Find and return each line containing "page".

-- Begin INFORMATION PROVIDED --

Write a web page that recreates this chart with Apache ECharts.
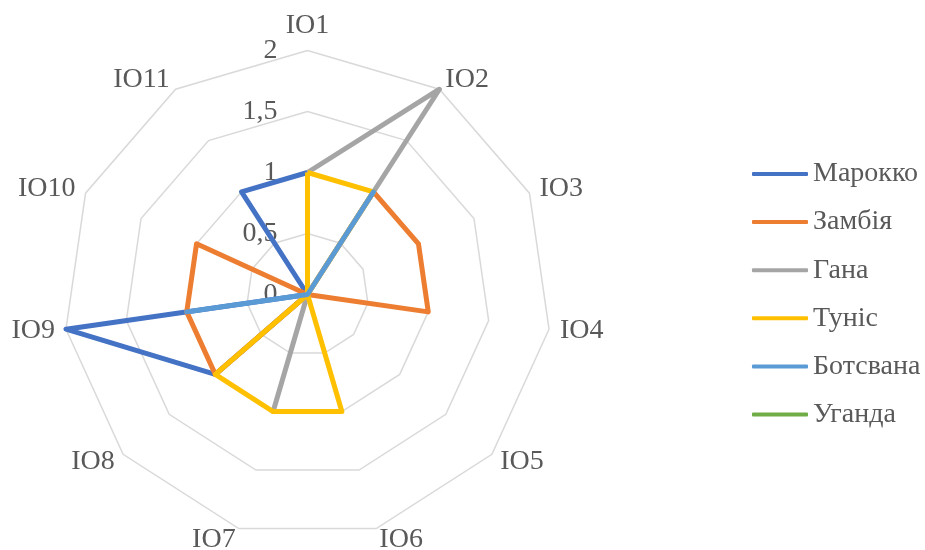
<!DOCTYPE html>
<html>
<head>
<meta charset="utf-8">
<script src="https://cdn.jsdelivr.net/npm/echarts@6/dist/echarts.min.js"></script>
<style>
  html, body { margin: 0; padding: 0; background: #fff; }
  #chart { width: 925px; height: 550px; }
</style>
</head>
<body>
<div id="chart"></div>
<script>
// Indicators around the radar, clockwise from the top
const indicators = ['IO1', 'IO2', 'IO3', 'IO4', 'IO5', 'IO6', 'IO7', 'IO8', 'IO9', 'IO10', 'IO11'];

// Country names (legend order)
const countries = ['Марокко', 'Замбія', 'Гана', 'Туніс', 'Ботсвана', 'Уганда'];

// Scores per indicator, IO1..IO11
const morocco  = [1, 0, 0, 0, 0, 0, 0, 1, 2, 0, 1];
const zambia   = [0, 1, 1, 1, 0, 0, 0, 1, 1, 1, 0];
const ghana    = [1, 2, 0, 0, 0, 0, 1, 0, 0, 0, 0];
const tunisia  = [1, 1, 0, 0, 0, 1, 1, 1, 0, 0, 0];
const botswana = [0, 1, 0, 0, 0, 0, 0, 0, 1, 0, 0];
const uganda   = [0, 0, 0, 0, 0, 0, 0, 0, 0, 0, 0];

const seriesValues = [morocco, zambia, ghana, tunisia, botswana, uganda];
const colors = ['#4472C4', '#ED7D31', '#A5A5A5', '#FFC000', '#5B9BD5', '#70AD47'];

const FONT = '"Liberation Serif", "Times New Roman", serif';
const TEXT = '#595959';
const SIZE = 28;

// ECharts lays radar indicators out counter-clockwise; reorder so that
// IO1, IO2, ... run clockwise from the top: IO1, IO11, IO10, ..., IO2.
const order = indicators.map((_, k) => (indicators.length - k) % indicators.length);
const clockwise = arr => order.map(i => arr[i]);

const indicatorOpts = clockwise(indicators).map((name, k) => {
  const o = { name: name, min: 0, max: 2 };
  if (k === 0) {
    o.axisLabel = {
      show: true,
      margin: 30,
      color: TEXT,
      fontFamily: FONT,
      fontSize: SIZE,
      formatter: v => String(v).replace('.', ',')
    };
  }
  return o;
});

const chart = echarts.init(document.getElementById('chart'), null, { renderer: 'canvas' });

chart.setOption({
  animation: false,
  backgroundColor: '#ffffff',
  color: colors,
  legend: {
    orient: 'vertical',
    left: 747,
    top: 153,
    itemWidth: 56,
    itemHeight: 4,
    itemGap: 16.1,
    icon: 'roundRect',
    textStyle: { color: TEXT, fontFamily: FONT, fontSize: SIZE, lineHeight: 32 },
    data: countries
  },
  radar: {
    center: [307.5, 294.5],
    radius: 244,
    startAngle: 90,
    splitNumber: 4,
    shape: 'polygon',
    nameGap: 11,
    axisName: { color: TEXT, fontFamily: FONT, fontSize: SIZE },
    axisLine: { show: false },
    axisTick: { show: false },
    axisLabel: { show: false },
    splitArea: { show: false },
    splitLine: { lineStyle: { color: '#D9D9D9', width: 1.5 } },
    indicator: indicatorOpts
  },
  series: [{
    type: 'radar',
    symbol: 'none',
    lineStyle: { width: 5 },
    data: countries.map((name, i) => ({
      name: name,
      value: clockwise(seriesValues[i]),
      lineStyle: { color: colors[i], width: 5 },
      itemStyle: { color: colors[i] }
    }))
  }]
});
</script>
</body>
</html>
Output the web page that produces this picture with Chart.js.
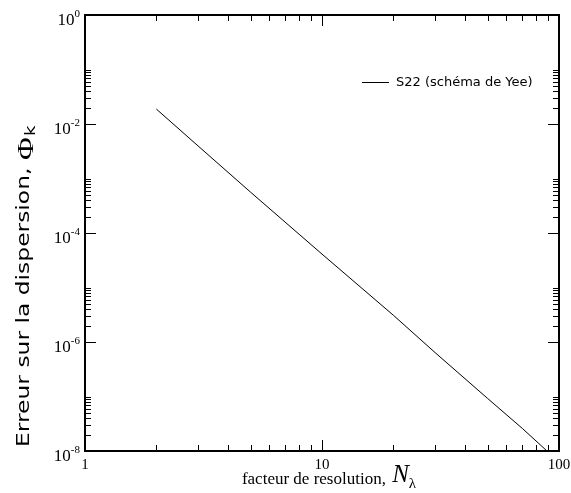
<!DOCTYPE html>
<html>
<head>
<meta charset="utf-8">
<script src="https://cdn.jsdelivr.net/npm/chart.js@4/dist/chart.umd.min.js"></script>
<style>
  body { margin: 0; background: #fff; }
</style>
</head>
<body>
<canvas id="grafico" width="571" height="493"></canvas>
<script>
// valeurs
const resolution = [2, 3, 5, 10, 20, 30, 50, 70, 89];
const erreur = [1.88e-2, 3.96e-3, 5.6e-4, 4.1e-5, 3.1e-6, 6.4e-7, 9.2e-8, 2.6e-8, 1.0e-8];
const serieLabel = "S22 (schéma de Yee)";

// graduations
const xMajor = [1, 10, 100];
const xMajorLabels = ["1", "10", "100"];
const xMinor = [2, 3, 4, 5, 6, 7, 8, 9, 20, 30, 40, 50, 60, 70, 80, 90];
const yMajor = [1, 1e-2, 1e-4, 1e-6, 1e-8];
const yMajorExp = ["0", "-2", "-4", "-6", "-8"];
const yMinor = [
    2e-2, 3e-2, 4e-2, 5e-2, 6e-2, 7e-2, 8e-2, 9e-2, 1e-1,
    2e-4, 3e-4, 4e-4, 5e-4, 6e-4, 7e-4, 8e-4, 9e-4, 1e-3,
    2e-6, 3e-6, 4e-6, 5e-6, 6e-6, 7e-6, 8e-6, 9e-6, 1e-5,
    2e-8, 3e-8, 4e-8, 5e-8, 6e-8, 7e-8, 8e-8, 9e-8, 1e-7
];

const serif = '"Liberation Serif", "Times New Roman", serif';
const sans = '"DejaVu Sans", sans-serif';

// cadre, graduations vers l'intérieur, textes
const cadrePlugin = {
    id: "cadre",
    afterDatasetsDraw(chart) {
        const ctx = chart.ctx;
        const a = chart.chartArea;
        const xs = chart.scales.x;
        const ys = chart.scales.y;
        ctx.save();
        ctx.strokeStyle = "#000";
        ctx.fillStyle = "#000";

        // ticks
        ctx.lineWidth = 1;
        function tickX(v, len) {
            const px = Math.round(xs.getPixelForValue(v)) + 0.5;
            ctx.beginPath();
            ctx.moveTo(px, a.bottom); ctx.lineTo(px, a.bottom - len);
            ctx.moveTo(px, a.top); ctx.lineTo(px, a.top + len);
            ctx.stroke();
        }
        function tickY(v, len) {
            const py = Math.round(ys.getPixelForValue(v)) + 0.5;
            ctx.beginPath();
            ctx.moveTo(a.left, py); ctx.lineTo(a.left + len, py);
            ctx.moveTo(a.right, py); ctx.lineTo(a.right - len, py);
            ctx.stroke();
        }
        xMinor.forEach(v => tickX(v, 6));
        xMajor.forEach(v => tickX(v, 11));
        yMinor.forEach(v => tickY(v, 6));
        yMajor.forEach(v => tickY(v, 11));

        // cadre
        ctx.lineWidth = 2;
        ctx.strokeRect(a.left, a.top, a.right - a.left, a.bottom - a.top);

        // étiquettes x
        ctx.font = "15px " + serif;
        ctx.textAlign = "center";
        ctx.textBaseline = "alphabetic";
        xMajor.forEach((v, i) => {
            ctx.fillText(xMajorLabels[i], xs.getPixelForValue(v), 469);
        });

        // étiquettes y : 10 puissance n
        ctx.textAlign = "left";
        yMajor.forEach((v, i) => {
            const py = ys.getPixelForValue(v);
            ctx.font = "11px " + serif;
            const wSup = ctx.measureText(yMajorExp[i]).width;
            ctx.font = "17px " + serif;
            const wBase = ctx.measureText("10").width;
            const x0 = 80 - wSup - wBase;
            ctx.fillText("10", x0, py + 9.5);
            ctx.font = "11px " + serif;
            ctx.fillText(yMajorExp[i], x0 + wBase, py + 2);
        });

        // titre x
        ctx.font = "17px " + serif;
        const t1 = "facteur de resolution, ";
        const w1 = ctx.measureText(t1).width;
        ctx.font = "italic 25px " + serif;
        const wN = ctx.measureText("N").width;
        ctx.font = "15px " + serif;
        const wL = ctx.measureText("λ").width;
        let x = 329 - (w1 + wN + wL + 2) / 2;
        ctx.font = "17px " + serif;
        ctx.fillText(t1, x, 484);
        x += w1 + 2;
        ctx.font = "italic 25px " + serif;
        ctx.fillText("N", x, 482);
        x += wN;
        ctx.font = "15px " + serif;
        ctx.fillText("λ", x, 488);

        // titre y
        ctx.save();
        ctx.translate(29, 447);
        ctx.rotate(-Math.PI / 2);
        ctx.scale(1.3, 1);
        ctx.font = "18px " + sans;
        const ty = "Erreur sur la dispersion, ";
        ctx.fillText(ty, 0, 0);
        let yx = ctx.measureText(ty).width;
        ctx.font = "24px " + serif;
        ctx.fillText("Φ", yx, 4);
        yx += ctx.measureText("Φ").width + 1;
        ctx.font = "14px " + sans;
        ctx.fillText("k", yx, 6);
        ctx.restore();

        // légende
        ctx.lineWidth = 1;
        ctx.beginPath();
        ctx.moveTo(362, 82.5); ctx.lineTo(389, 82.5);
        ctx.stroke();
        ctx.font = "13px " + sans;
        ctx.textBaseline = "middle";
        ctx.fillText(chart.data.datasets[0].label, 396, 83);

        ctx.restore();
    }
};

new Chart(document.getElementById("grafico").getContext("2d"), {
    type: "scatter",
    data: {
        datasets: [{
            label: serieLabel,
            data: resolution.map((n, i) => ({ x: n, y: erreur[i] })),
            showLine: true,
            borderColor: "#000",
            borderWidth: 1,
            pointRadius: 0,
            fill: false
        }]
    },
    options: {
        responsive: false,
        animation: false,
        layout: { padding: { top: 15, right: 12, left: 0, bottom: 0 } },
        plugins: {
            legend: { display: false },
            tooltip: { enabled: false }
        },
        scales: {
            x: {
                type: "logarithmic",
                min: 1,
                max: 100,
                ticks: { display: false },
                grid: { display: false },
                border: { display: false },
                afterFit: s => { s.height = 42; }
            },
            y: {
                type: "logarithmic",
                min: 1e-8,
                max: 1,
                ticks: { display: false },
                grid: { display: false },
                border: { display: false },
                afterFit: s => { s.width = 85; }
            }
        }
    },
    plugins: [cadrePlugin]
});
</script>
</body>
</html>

-- End INFORMATION PROVIDED --

#### TASK RESPONSE
Write a web page that recreates this chart with Apache ECharts.
Output the web page that produces this picture with Chart.js.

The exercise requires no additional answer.